One of the reasons that feeling is so strong is the gorgeous 2D scenes/settings that the game takes place in. Every time you enter a new area it seems that the artists have outdone themselves (though some character animation quality varies). It was almost a joy at times to be clicking desperately around the screen trying to find the objects I needed because it meant I got to examine the details of every hand painted background. The characters of the world almost seem to not live up to the quality of the world they are in, and until you get use to seeing what is a decidedly retro style of animation moving around they seem almost out of place. However, once you get use to the animation you realize they couldn't fit better. I would liken it to an early Disney cartoon like Snow White.
I suppose that discussing the gameplay might be important. It is mostly what you expect from a game in the genre, though the addition of Spot adds a bit of a twist. Spot can change forms (regular, heavy, fire, multiple balls, flat) and thus can be used to solve many of the world's puzzles. Far from just a replacement for more items however, Spot's changing ability actually creates some great puzzles that wouldn't be possible in most adventure games. The puzzles themselves bend logic to their own will (at one point you milk a cow that drank your oil and the oil comes out its udders) and can be increasingly aggravating in their misguided logic. However, that is pretty par for the course in games such as these,and the game routinely pokes fun and its own backasswards logic so I find it hard to find fault there. In fact I think it makes it feel all the more like a classic point-and-click adventure even if it forced me to use the walkthrough sent along with the game.
One minor gripe I have with the gameplay is actually another standard from classic games in the genre. Yet again too much depends on you finding a random item that is far to obscure in the scenery to ever be found by any other means than random clicking. I remember this always aggravating me back in the day, and it's no better now, especially when I know it can be done better. Adventure games should always lead you into things a bit with quality level design and possibly a hint or two. The Whispered World doesn't do this quite enough and you'll find it aggravating when you have no idea what to do. Then again, maybe I just suck at videogames.

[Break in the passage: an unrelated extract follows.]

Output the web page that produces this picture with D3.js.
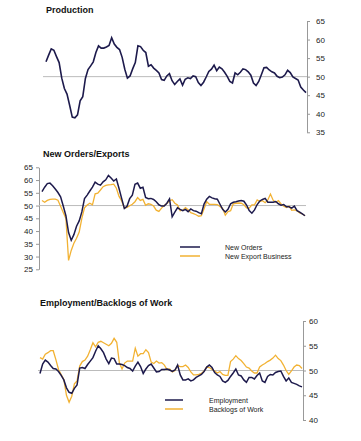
<!DOCTYPE html>
<html>
<head>
    <meta charset="utf-8">
    <title></title>
    <script src="https://d3js.org/d3.v7.min.js"></script>
    <style>
        body { margin: 0; background: #fff; }
        svg { font-family: "Liberation Sans", Arial, sans-serif; }
        .title { font-size: 9px; font-weight: bold; fill: #111; }
        .axis text { font-size: 8px; fill: #222; }
        .axis path, .axis line { stroke: #999; }
        .ref { stroke: #bbb; stroke-width: 1; }
        .legend text { font-size: 7px; fill: #222; }
    </style>
</head>
<body>
<div id="vis"></div>
<script>

    // monthly index values
    var production = [54, 55.8, 57.5, 57.1, 55.4, 53.8, 49.6, 46.8, 45.3, 42.3,
        39.1, 38.9, 39.7, 43.5, 44.6, 49.5, 51.9, 52.9, 54, 56.5,
        58.3, 57.7, 57.7, 58, 58.4, 60.5, 58.8, 57.9, 57.3, 55.2,
        52, 49.6, 50.2, 52.1, 53.8, 58.3, 58.1, 57.1, 56.5, 52.8,
        53.2, 52.3, 51.7, 51, 49.2, 49, 50.2, 50.8, 48.9, 47.9,
        48.7, 49.4, 47.7, 49.3, 49.7, 49.5, 50.2, 50, 48.4, 47.6,
        48.5, 49.9, 51.4, 52, 53.1, 51.6, 52.6, 52.1, 51.2, 50.1,
        48.7, 48.3, 51, 50.5, 51.2, 52.1, 51.9, 51.3, 50.4, 48.3,
        47.6, 48.7, 50.5, 52.4, 52.5, 51.8, 51.3, 51, 50.1, 49.7,
        49.9, 50.5, 51.7, 51.1, 49.9, 49.5, 49.1, 47.2, 46.4, 45.7];

    var newOrders = [55.5, 57.2, 58.6, 58.8, 57.8, 56.5, 55.1, 53.4, 49.8, 46,
        39.4, 36.4, 38.6, 41.9, 44, 47.5, 52.7, 54.1, 55.7, 57.2,
        59.2, 58.4, 58, 59.3, 60.1, 61.8, 60.8, 59.6, 60.4, 56.7,
        52.7, 48.9, 49.7, 52.7, 54.1, 58.3, 58.8, 56.8, 57.2, 53.2,
        52.7, 52.8, 52.4, 51.5, 50.3, 49.8, 49.8, 50.9, 52.6, 45.6,
        47.4, 49.1, 48.5, 48, 48.5, 47.6, 48.7, 48, 47.8, 47.2,
        46.8, 50.6, 52.5, 53.6, 53, 52.7, 52.5, 50.5, 48.5, 47.5,
        48.5, 50.7, 51.3, 51.5, 51.8, 52, 51.7, 50.2, 48, 47,
        48.3, 50.4, 51.8, 52.4, 52.8, 51.3, 51.3, 51.3, 51.6, 50.7,
        50.1, 50.4, 49.5, 49.5, 49, 49.8, 48, 47.4, 46.7, 46];

    var newExport = [52, 51.3, 52, 52.4, 52.5, 52.5, 52.1, 49.7, 47.3, 44.9,
        28.5, 32.4, 35.2, 37.2, 39.6, 45, 49.1, 50.2, 50.9, 50.3,
        54.6, 54.9, 56.1, 57.4, 57.9, 58.1, 58.2, 58.4, 56.8, 53.6,
        51.8, 49, 49.3, 49.9, 50.5, 51.5, 53.1, 52, 52.4, 50.1,
        50.7, 50.5, 49.8, 48.2, 47.7, 49, 50, 50.8, 51.9, 52.3,
        50.9, 50.2, 48, 48.2, 49.2, 48.4, 47.2, 46.8, 46.4, 45.8,
        46, 48.7, 51.5, 50.5, 50.5, 50.5, 50.4, 49.6, 48.9, 46.2,
        47.6, 48, 50.7, 50.9, 51, 50.9, 50.3, 49.1, 49, 50.3,
        50.3, 52.2, 51.6, 51.9, 51.1, 52.2, 54.5, 52.1, 51.3, 51.9,
        50.6, 49.7, 49.2, 49.8, 48.1, 48.3, 48, 47.1, 46.7, 46];

    var employment = [49.4, 51.3, 52.1, 51.7, 51, 50.4, 50.3, 49.8, 49, 48.1,
        46.5, 45.6, 45.4, 46.4, 47.1, 50.5, 50.6, 50.4, 51.2, 51.9,
        52.6, 53.9, 55, 54.4, 53.6, 52.3, 51.4, 52.5, 52.4, 51.3,
        51.3, 51.2, 51, 50.6, 50.4, 49.9, 50.9, 51.7, 50.8, 49.4,
        50.3, 51, 51.3, 50.5, 49.7, 49.8, 50.2, 50.2, 50.3, 50.1,
        49.8, 50.1, 51.1, 49.1, 48.1, 48.1, 48.3, 47.9, 48.1, 48.6,
        48.9, 49.2, 49.8, 50.7, 51.1, 50.6, 49.6, 49.1, 48.8, 47.9,
        47.6, 48, 48.8, 49.5, 50.3, 49.1, 48.9, 48.1, 47.6, 48.6,
        48.6, 48.3, 49, 49.5, 47.9, 47.6, 48.8, 49.2, 49.1, 49.6,
        49.8, 49.9, 48.8, 47.9, 48.5, 47.6, 47.4, 47.2, 46.9, 46.7];

    var backlogs = [52.6, 52.3, 53.3, 53.6, 54, 54, 52.2, 50.2, 49.2, 48.2,
        45, 43.6, 44.8, 47.3, 47.9, 50.9, 51.8, 52.1, 52.9, 54.2,
        55.6, 54.8, 55.7, 55.9, 55.6, 55.3, 55, 55.5, 56.5, 55.7,
        51.5, 50.3, 51.5, 51.9, 51.9, 51.9, 54.5, 52.9, 53.4, 53.4,
        54.2, 53.6, 51.7, 51.4, 51.9, 51.5, 51.6, 51.1, 50.2, 50.3,
        49.7, 50, 51, 50.8, 50.8, 51.1, 50.6, 49.7, 49.1, 49.1,
        49.2, 49.4, 49.9, 50.7, 50.6, 50.2, 49.9, 49.5, 49.8, 49.2,
        49, 49, 51.8, 52.3, 53, 52.4, 52, 51.4, 50.7, 50.5,
        49.9, 49.5, 49.5, 50.7, 51.1, 51.4, 51.8, 52.1, 52.5, 53.1,
        52.4, 52, 51.1, 50, 49.2, 49.9, 50.7, 51.1, 51, 50.4];

    var ticksProduction = [35, 40, 45, 50, 55, 60, 65];
    var ticksOrders = [25, 30, 35, 40, 45, 50, 55, 60, 65];
    var ticksEmployment = [40, 45, 50, 55, 60];

    var navy = "#1d1a4c",
        gold = "#f2b233";

    var svg = d3.select("#vis").append("svg")
            .attr("width", 361)
            .attr("height", 441);

    function lineFor(x, y) {
        return d3.line()
                .x(function(d, i){ return x(i); })
                .y(function(d){ return y(d); });
    }

    /*
     * Panel 1: Production
     */
    var x1 = d3.scaleLinear().domain([0, production.length - 1]).range([46, 306]);
    var y1 = d3.scaleLinear().domain([35, 65]).range([132.3, 21]);

    svg.append("text").attr("class", "title").attr("x", 46).attr("y", 13).text("Production");

    svg.append("line").attr("class", "ref")
            .attr("x1", 43).attr("x2", 307)
            .attr("y1", y1(50)).attr("y2", y1(50));

    svg.append("g").attr("class", "axis")
            .attr("transform", "translate(307,0)")
            .call(d3.axisRight(y1).tickValues(ticksProduction).tickSize(3).tickSizeOuter(0).tickPadding(6));

    svg.append("path").datum(production)
            .attr("fill", "none").attr("stroke", navy).attr("stroke-width", 1.6)
            .attr("d", lineFor(x1, y1));

    /*
     * Panel 2: New Orders/Exports
     */
    var x2 = d3.scaleLinear().domain([0, newOrders.length - 1]).range([42, 305]);
    var y2 = d3.scaleLinear().domain([25, 65]).range([269.3, 167.3]);

    svg.append("text").attr("class", "title").attr("x", 43).attr("y", 157).text("New Orders/Exports");

    svg.append("g").attr("class", "axis")
            .attr("transform", "translate(39,0)")
            .call(d3.axisLeft(y2).tickValues(ticksOrders).tickSize(3).tickSizeOuter(0).tickPadding(3));

    svg.append("line").attr("class", "ref")
            .attr("x1", 39).attr("x2", 306)
            .attr("y1", y2(50)).attr("y2", y2(50));

    svg.append("path").datum(newExport)
            .attr("fill", "none").attr("stroke", gold).attr("stroke-width", 1.3)
            .attr("d", lineFor(x2, y2));
    svg.append("path").datum(newOrders)
            .attr("fill", "none").attr("stroke", navy).attr("stroke-width", 1.5)
            .attr("d", lineFor(x2, y2));

    var leg2 = svg.append("g").attr("class", "legend");
    [["New Orders", navy], ["New Export Business", gold]].forEach(function(d, i){
        leg2.append("line").attr("x1", 180).attr("x2", 200)
                .attr("y1", 247 + i * 9).attr("y2", 247 + i * 9)
                .attr("stroke", d[1]).attr("stroke-width", 1.5);
        leg2.append("text").attr("x", 225).attr("y", 249.5 + i * 9).text(d[0]);
    });

    /*
     * Panel 3: Employment/Backlogs of Work
     */
    var x3 = d3.scaleLinear().domain([0, employment.length - 1]).range([40, 302]);
    var y3 = d3.scaleLinear().domain([40, 60]).range([420, 321]);

    svg.append("text").attr("class", "title").attr("x", 40).attr("y", 306).text("Employment/Backlogs of Work");

    svg.append("line").attr("class", "ref")
            .attr("x1", 38).attr("x2", 303)
            .attr("y1", y3(50)).attr("y2", y3(50));

    svg.append("g").attr("class", "axis")
            .attr("transform", "translate(303,0)")
            .call(d3.axisRight(y3).tickValues(ticksEmployment).tickSize(3).tickSizeOuter(0).tickPadding(3));

    svg.append("path").datum(backlogs)
            .attr("fill", "none").attr("stroke", gold).attr("stroke-width", 1.3)
            .attr("d", lineFor(x3, y3));
    svg.append("path").datum(employment)
            .attr("fill", "none").attr("stroke", navy).attr("stroke-width", 1.5)
            .attr("d", lineFor(x3, y3));

    var leg3 = svg.append("g").attr("class", "legend");
    [["Employment", navy], ["Backlogs of Work", gold]].forEach(function(d, i){
        leg3.append("line").attr("x1", 165).attr("x2", 183)
                .attr("y1", 400 + i * 9).attr("y2", 400 + i * 9)
                .attr("stroke", d[1]).attr("stroke-width", 1.5);
        leg3.append("text").attr("x", 209).attr("y", 402.5 + i * 9).text(d[0]);
    });

</script>
</body>
</html>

I'd like to conclude by asking you to not take the score below as an indication that this game is bad. As it says right there, a 7.5 is good, and The Whispered World is a good game. While it has its problems here and there, many of which stem from the fact that it's produced by a small publisher, it is in fact a good point-and-click adventure at a very solid price. If you're a fan of the genre you are sure to have fun by picking this up, and if you're not one this would be a perfectly fine introduction. This isn't game of the year material here, but it is an enjoyable and solid little game.
Score: 7.5 -- Good (7s are solid games that definitely have an audience. Might lack replay value, could be too short or there are some hard-to-ignore faults, but the experience is fun.)